What is expected
Identify all lines in the data containing the string "that". Copy them out.
══ Data shown
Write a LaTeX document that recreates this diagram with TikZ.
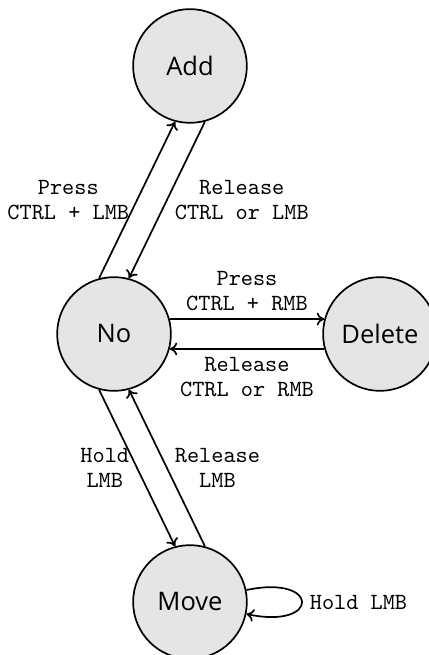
\documentclass[tikz,border=0pt]{standalone}
\usepackage{fontspec}
\usetikzlibrary{arrows.meta}
\newfontfamily\statefont{Open Sans}
\begin{document}
\begin{tikzpicture}[state/.style={draw, thick, circle, fill=gray!20, minimum size=1.88cm, inner sep=0pt, font=\statefont\fontsize{12}{14}\selectfont},
    lbl/.style={font=\ttfamily\fontsize{10.9}{11.8}\selectfont, align=center}, >={To[length=3.5pt, width=6pt]}, ->, thick]
    \useasboundingbox (-1.885,-5.307) rectangle (5.191,5.522);
    % States
    \node[state] (no) at (0,0) {No};
    \node[state] (add) at (1.256,4.431) {Add};
    \node[state] (delete) at (4.397,0) {Delete};
    \node[state] (move) at (1.256,-4.431) {Move};
    % Transitions
    \draw (no.105) -- node[lbl, left] {Press\\CTRL + LMB} (add.-105);
    \draw (add.-75) -- node[lbl, right] {Release\\CTRL or LMB} (no.75);
    \draw (no.15) -- node[lbl, above] {Press\\CTRL + RMB} (delete.165);
    \draw (delete.-165) -- node[lbl, below] {Release\\CTRL or RMB} (no.-15);
    \draw (no.-105) -- node[lbl, left] {Hold\\LMB} (move.105);
    \draw (move.75) -- node[lbl, right] {Release\\LMB} (no.-75);
    \draw (move) to[loop right, out=12, in=-12, min distance=1.25cm] node[lbl, right] {Hold LMB} (move);
\end{tikzpicture}
\end{document}
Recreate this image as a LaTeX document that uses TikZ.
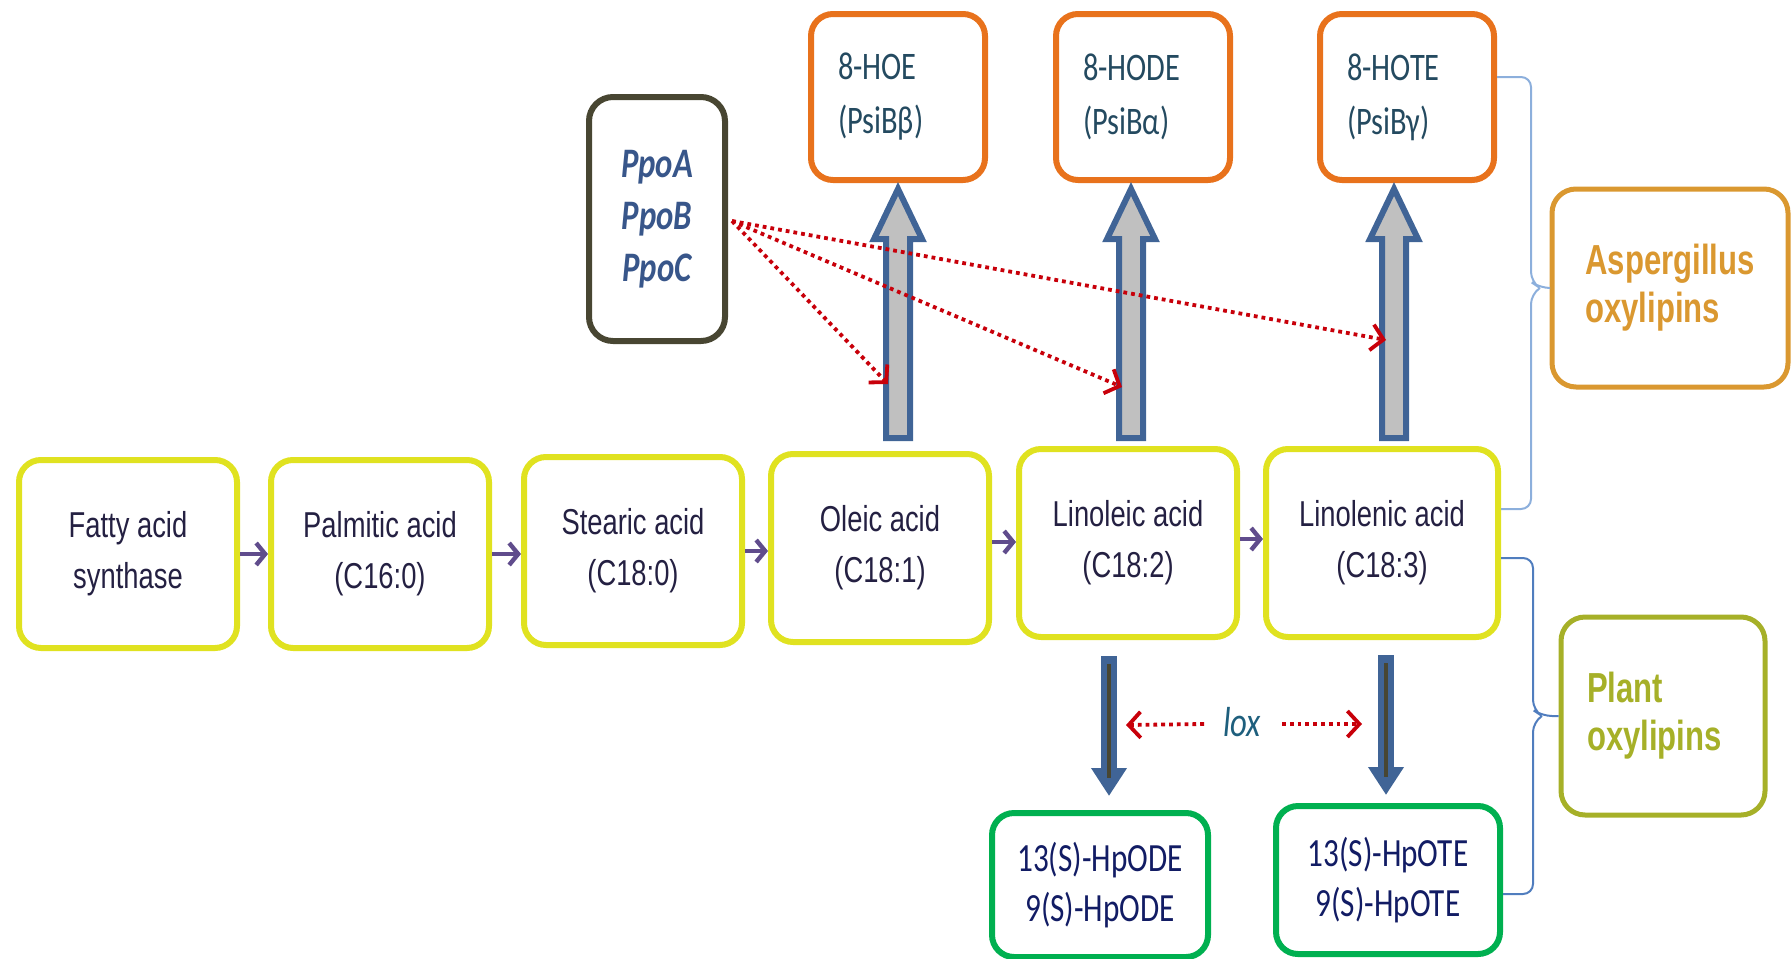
\documentclass[tikz,border=0pt]{standalone}
\usepackage{fontspec}
\usetikzlibrary{calc}
\usetikzlibrary{arrows.meta}
\newfontfamily\acidfont{Liberation Sans}[FakeStretch=0.76]
\newfontfamily\calfont{Carlito}[FakeStretch=0.78]
\newfontfamily\groupfont{Liberation Sans}[FakeStretch=0.74]
\definecolor{custom-yellow}{RGB}{224, 226, 32}
\definecolor{custom-orange}{RGB}{232, 114, 28}
\definecolor{custom-ppo}{RGB}{72, 70, 50}
\definecolor{custom-gold}{RGB}{218, 152, 48}
\definecolor{custom-olive}{RGB}{166, 176, 40}
\definecolor{custom-green}{RGB}{0, 176, 80}
\definecolor{custom-steel}{RGB}{64, 100, 150}
\definecolor{custom-grey}{RGB}{192, 192, 192}
\definecolor{custom-red}{RGB}{200, 0, 10}
\definecolor{custom-purple}{RGB}{96, 76, 140}
\definecolor{custom-navy}{RGB}{36, 32, 66}
\definecolor{custom-slate}{RGB}{36, 74, 96}
\definecolor{custom-blue}{RGB}{56, 86, 138}
\definecolor{custom-darkblue}{RGB}{18, 28, 100}
\definecolor{custom-teal}{RGB}{30, 95, 125}
\definecolor{custom-brace}{RGB}{140, 175, 220}
\definecolor{custom-brace2}{RGB}{80, 125, 190}

% fat grey arrow pointing up, from (#1) to (#2)
\newcommand{\fatup}[2]{%
\filldraw[fill=custom-grey, draw=custom-steel, line width=3pt, line join=miter]
  let \p1=(#1), \p2=(#2) in
  (\x1-6pt,\y1) -- (\x1-6pt,\y2-25pt) -- (\x1-12pt,\y2-25pt) -- (\x1,\y2)
  -- (\x1+12pt,\y2-25pt) -- (\x1+6pt,\y2-25pt) -- (\x1+6pt,\y1) -- cycle;}

\begin{document}
\begin{tikzpicture}[x=0.5pt, y=-0.5pt,
  acid/.style={draw=custom-yellow, line width=3pt, rounded corners=11pt, minimum width=109pt,
    minimum height=94pt, align=center, text=custom-navy, font=\acidfont\fontsize{18}{25.5}\selectfont},
  hoe/.style={draw=custom-orange, line width=3pt, rounded corners=11pt, minimum width=87pt,
    minimum height=83pt, text width=60pt, inner xsep=13pt, align=left,
    text=custom-slate, font=\calfont\fontsize{19.5}{27}\selectfont},
  hpo/.style={draw=custom-green, line width=3pt, rounded corners=11pt, minimum width=108pt,
    minimum height=72pt, align=center, text=custom-darkblue, font=\calfont\fontsize{20}{25}\selectfont},
  group/.style={line width=2.5pt, rounded corners=12pt, minimum height=99pt, align=left,
    inner xsep=13pt, font=\groupfont\bfseries\fontsize{21}{24}\selectfont},
  step-arrow/.style={draw=custom-purple, line width=2.2pt, -{Straight Barb[length=4.5pt, width=11pt]}},
  ppo-arrow/.style={draw=custom-red, line width=1.9pt, dash pattern=on 1.9pt off 2pt,
    -{Straight Barb[length=6pt, width=13pt]}},
  lox-arrow/.style={custom-steel, line width=8pt, -{Triangle[length=14pt, width=17pt]}},
  brace/.style={line width=1pt, rounded corners=5pt}]
\useasboundingbox (0,0) rectangle (1792,958);

% fatty acid row
\node[acid] (fas) at (128,554) {Fatty acid\\synthase};
\node[acid] (palm) at (380,554) {Palmitic acid\\(C16:0)};
\node[acid] (stea) at (633,551) {Stearic acid\\(C18:0)};
\node[acid] (olei) at (880,548) {Oleic acid\\(C18:1)};
\node[acid] (lino) at (1128,543) {Linoleic acid\\(C18:2)};
\node[acid, minimum width=116pt] (linl) at (1382,543) {Linolenic acid\\(C18:3)};

\draw[step-arrow] (fas.east) -- (fas.east -| palm.west);
\draw[step-arrow] (palm.east) -- (palm.east -| stea.west);
\draw[step-arrow] (stea.east) -- (stea.east -| olei.west);
\draw[step-arrow] ($(olei.east)+(0,-6)$) -- ($(olei.east -| lino.west)+(0,-6)$);
\draw[step-arrow] ($(lino.east)+(0,-4)$) -- ($(lino.east -| linl.west)+(0,-4)$);

% psi products
\node[hoe] (hoe) at (898,97) {8-HOE\\(PsiBβ)};
\node[hoe] (hode) at (1143,97) {8-HODE\\(PsiBα)};
\node[hoe] (hote) at (1407,97) {8-HOTE\\(PsiBγ)};

\node[draw=custom-ppo, line width=3pt, rounded corners=12pt, minimum width=68pt, minimum height=122pt,
  align=center, text=custom-blue, font=\calfont\bfseries\itshape\fontsize{21}{26}\selectfont]
  (ppo) at (657,219) {PpoA\\PpoB\\PpoC};

\coordinate (u1) at ($(hoe.south |- olei.north)+(0,-13)$);
\coordinate (u2) at ($(hode.south |- lino.north)+(-12,-8)$);
\coordinate (u3) at ($(hote.south |- linl.north)+(-13,-8)$);
\fatup{u1}{$(hoe.south)+(0,6)$}
\fatup{u2}{$(hode.south)+(-12,6)$}
\fatup{u3}{$(hote.south)+(-13,6)$}

\coordinate (t1) at (888,384);
\coordinate (t2) at (1122,387);
\coordinate (t3) at (1386,340);
\draw[ppo-arrow] ($(ppo.east)+(4,2)$) -- (t1);
\draw[ppo-arrow] ($(ppo.east)+(4,2)$) -- (t2);
\draw[ppo-arrow] ($(ppo.east)+(4,2)$) -- (t3);

% lipoxygenase
\node[hpo] (hpode) at (1100,885) {13(S)-HpODE\\9(S)-HpODE};
\node[hpo, minimum width=112pt, minimum height=74pt] (hpote) at (1388,880) {13(S)-HpOTE\\9(S)-HpOTE};

\coordinate (d1) at ($(hpode.north)+(9,-154)$);
\coordinate (d2) at ($(hpote.north)+(-2,-148)$);
\draw[lox-arrow] (d1) -- ($(hpode.north)+(9,-14)$);
\draw[custom-ppo, line width=2pt] ($(d1)+(0,8)$) -- ($(hpode.north)+(9,-32)$);
\draw[lox-arrow] (d2) -- ($(hpote.north)+(-2,-8)$);
\draw[custom-ppo, line width=2pt] ($(d2)+(0,8)$) -- ($(hpote.north)+(-2,-26)$);

\node[text=custom-teal, font=\calfont\itshape\fontsize{21}{24}\selectfont] (lox) at (1242,722) {lox};
\draw[ppo-arrow] ($(lox.west)+(-12,2)$) -- ($(d1)+(17,69)$);
\draw[ppo-arrow] ($(lox.east)+(14,2)$) -- ($(d2)+(-24,69)$);

% groups
\node[group, draw=custom-gold, text=custom-gold, minimum width=118pt] (asp) at (1670,288)
  {Aspergillus\\oxylipins};
\node[group, draw=custom-olive, text=custom-olive, minimum width=102pt, text width=76pt] (plant) at (1663,716)
  {Plant\\oxylipins};

\draw[brace, custom-brace] (hote.east |- 0,77) -| (1531,282) -- (1540,288) -- (asp.west);
\draw[brace, custom-brace] (1540,288) -- (1531,294) |- (linl.east |- 0,509);
\draw[brace, custom-brace2] (linl.east |- 0,558) -| (1533,710) -- (1542,716) -- (plant.west);
\draw[brace, custom-brace2] (1542,716) -- (1533,722) |- (hpote.east |- 0,894);
\end{tikzpicture}
\end{document}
════
The completed task
Write a LaTeX document that recreates this diagram with TikZ.
Recreate this image as a LaTeX document that uses TikZ.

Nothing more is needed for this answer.